Gurpreet Sawhney, Strategic's President and Chief Executive Officer, commented: "We remain focused on proving up the Muskeg at Marlowe. With more than 100 sections with Muskeg potential identified to date, the Company is positioned with a multi-year drilling inventory of more than 400 economic prospects. As with any new resource play, we continue to move along the learning curve identifying opportunities to drive efficiencies, grow returns, and increase well performance. We have built the necessary production infrastructure to handle our expanding drilling program enabling us to connect a well within days of completion, which results in shorter payback on our Invested capital."
Muskeg Production
The Muskeg 11-24 well was drilled and completed with a 13 stage frac and was the first well drilled on the western rim at Marlowe post break-up. Over the first seven days the well produced an average of 420 bbls/d of 37 API oil and 0.75 MMcf/d of raw solution gas, or an oil equivalent rate of 545 boe/d. The well was tied in after a five-day test period into Strategic's production infrastructure.
For comparison, the previous Muskeg 10-24 well was drilled and completed with a 15 stage frac prior to spring break-up. Average production rates over the first 30 and 90 days were 560 and 420 boe/d, respectively. This well has produced 38,600 boe (60% oil) in three months and continues to outperform the Company's pre drill estimates.
Reduced Drilling Cost
The Company has significantly decreased drilling days and other associated well costs.
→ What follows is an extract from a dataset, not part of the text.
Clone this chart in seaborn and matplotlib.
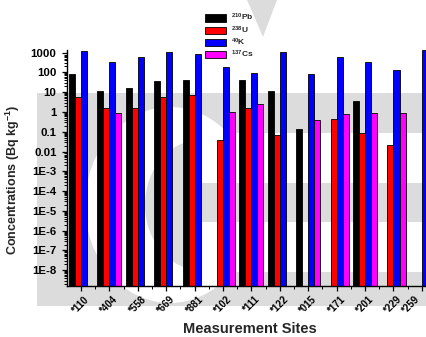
import numpy as np
import pandas as pd
import seaborn as sns
import matplotlib
matplotlib.use("Agg")
import matplotlib.pyplot as plt
from matplotlib.patches import Rectangle, Ellipse, Polygon
from matplotlib.ticker import FixedLocator, FixedFormatter, LogLocator, NullFormatter, MultipleLocator

nan = np.nan
sites = ['*110', '*404', '*558', '*669', '*881', '*102', '*111', '*122',
         '*015', '*171', '*201', '*229', '*259']
pb210 = [83, 12, 16, 38, 43, nan, 41, 11.5, 0.13, nan, 3.7, nan, nan]
u238 = [5.5, 1.5, 1.5, 5.5, 7.0, 0.037, 1.5, 0.069, nan, 0.43, 0.09, 0.022, nan]
k40 = [1170, 320, 620, 1030, 880, 195, 90, 1030, 83, 600, 320, 130, 1300]
cs137 = [nan, 0.9, nan, nan, nan, 0.96, 2.45, nan, 0.39, 0.76, 0.86, 0.89, nan]
isotopes = [r'$^{210}$Pb', r'$^{238}$U', r'$^{40}$K', r'$^{137}$Cs']
colors = ['#000000', '#ff0000', '#0000ff', '#ff00ff']
ytick_vals = [1e3, 1e2, 1e1, 1, 0.1, 0.01, 1e-3, 1e-4, 1e-5, 1e-6, 1e-7, 1e-8]
ytick_labels = ['1000', '100', '10', '1', '0.1', '0.01', '1E-3', '1E-4',
                '1E-5', '1E-6', '1E-7', '1E-8']

rows = []
for s, a, b, c, d in zip(sites, pb210, u238, k40, cs137):
    for iso, v in zip(isotopes, [a, b, c, d]):
        rows.append({'site': s, 'isotope': iso, 'value': v})
df = pd.DataFrame(rows)

sns.set_style("white")
plt.rcParams['font.family'] = ['Liberation Sans', 'DejaVu Sans']
plt.rcParams['font.weight'] = 'bold'
plt.rcParams['mathtext.fontset'] = 'custom'
plt.rcParams['mathtext.rm'] = 'Liberation Sans:bold'
plt.rcParams['mathtext.it'] = 'Liberation Sans:bold'
plt.rcParams['mathtext.bf'] = 'Liberation Sans:bold'
plt.rcParams['mathtext.default'] = 'rm'

W, H = 427, 337
fig = plt.figure(figsize=(W / 100, H / 100), dpi=100)

# watermark (light gray shapes behind the chart)
wm = '#dcdcdc'
def rect(x0, y0, x1, y1, color):
    return Rectangle((x0 / W, 1 - y1 / H), (x1 - x0) / W, (y1 - y0) / H,
                     transform=fig.transFigure, facecolor=color, edgecolor='none', zorder=-5)
def ell(cx, cy, rx, ry, color):
    return Ellipse((cx / W, 1 - cy / H), 2 * rx / W, 2 * ry / H,
                   transform=fig.transFigure, facecolor=color, edgecolor='none', zorder=-5)
fig.patches.extend([
    rect(37, 93, 427, 306, wm),
    ell(170, 205, 85, 98, 'white'),
    ell(200, 205, 55, 65, wm),
    rect(190, 133, 427, 183, 'white'),
    rect(200, 222, 427, 272, 'white'),
    Polygon([(247 / W, 1.0), (277 / W, 1.0), (263 / W, 1 - 37 / H)], closed=True,
            transform=fig.transFigure, facecolor=wm, edgecolor='none', zorder=-5),
])

ax = fig.add_axes([67 / W, 1 - 286 / H, (W - 67) / W, (286 - 49.7) / H])
ax.set_facecolor('none')

sns.barplot(data=df, x='site', y='value', hue='isotope', order=sites,
            hue_order=isotopes, palette=colors, saturation=1, width=0.85,
            errorbar=None, edgecolor='black', linewidth=0.6, legend=True, ax=ax)

ax.set_yscale('log')
ax.set_ylim(1.6e-9, 1400)
ax.set_xlim(-0.49, 12.18)

ax.yaxis.set_major_locator(FixedLocator(ytick_vals))
ax.yaxis.set_major_formatter(FixedFormatter(ytick_labels))
ax.yaxis.set_minor_locator(LogLocator(base=10, subs=np.arange(2, 10), numticks=100))
ax.yaxis.set_minor_formatter(NullFormatter())
ax.xaxis.set_minor_locator(MultipleLocator(1, offset=0.5))

for side in ['top', 'right']:
    ax.spines[side].set_visible(False)
for side in ['left', 'bottom']:
    ax.spines[side].set_linewidth(1.0)
    ax.spines[side].set_color('black')

ax.tick_params(axis='both', which='major', direction='out', length=3.5, width=0.9,
               colors='black', labelsize=8.2, pad=4)
ax.tick_params(axis='both', which='minor', direction='out', length=2, width=0.7,
               colors='black')
ax.tick_params(axis='x', which='major', labelsize=7, pad=2.5)
ax.tick_params(left=True, bottom=True, which='both')
xl = ax.get_xticklabels()
for i, lab in enumerate(xl):
    lab.set_rotation(45)
    lab.set_fontweight('bold')
    lab.set_horizontalalignment('right' if i == len(xl) - 1 else 'center')
for lab in ax.get_yticklabels():
    lab.set_fontweight('bold')

ax.set_xlabel('Measurement Sites', fontsize=10.5, fontweight='bold')
ax.set_ylabel(r'Concentrations (Bq kg$^{-1}$)', fontsize=9, fontweight='bold')
ax.xaxis.set_label_coords((250 - 67) / (W - 67), -(322 - 286) / (286 - 49.7))
ax.yaxis.set_label_coords(-(67 - 22) / (W - 67), (286 - 180) / (286 - 49.7))

handles, labels = ax.get_legend_handles_labels()
ax.get_legend().remove()
fig.legend(handles, labels, loc='upper left', bbox_to_anchor=(205 / W, 1 - 12 / H),
           bbox_transform=fig.transFigure, frameon=False,
           handlelength=2.5, handleheight=0.95, labelspacing=0.12,
           handletextpad=0.6, borderpad=0, borderaxespad=0,
           prop={'weight': 'bold', 'size': 6})

fig.savefig('out.png', dpi=100)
The Muskeg horizontal well 11-24 was drilled in 22 days, a decrease of 7 days from the wells drilled in the first quarter of 2014. The Company drilled the 11-24 well for $3.9 million, a reduction of over $1.0 million from the average cost of the wells drilled during the first quarter of 2014. A shift change in the overall well plan has been the first step in Strategic's continued focus on cost reductions.
Muskeg horizontal well 2-26, the second well drilled post break-up, was drilled in 15 days, 14 days shorter than the wells drilled in the first quarter of 2014. The well is scheduled to be completed with a 14-stage frac this week.
Guidance
Strategic initiated its summer drilling program June 13, 2014, and has since drilled two wells and spud a third. The Company intends to drill a total of 5 to 6 horizontal Muskeg wells as a part of its 2014 capital program. Strategic is encouraged by its recent success in this program and reaffirms its 2014 exit production guidance of 4,000 boe/d.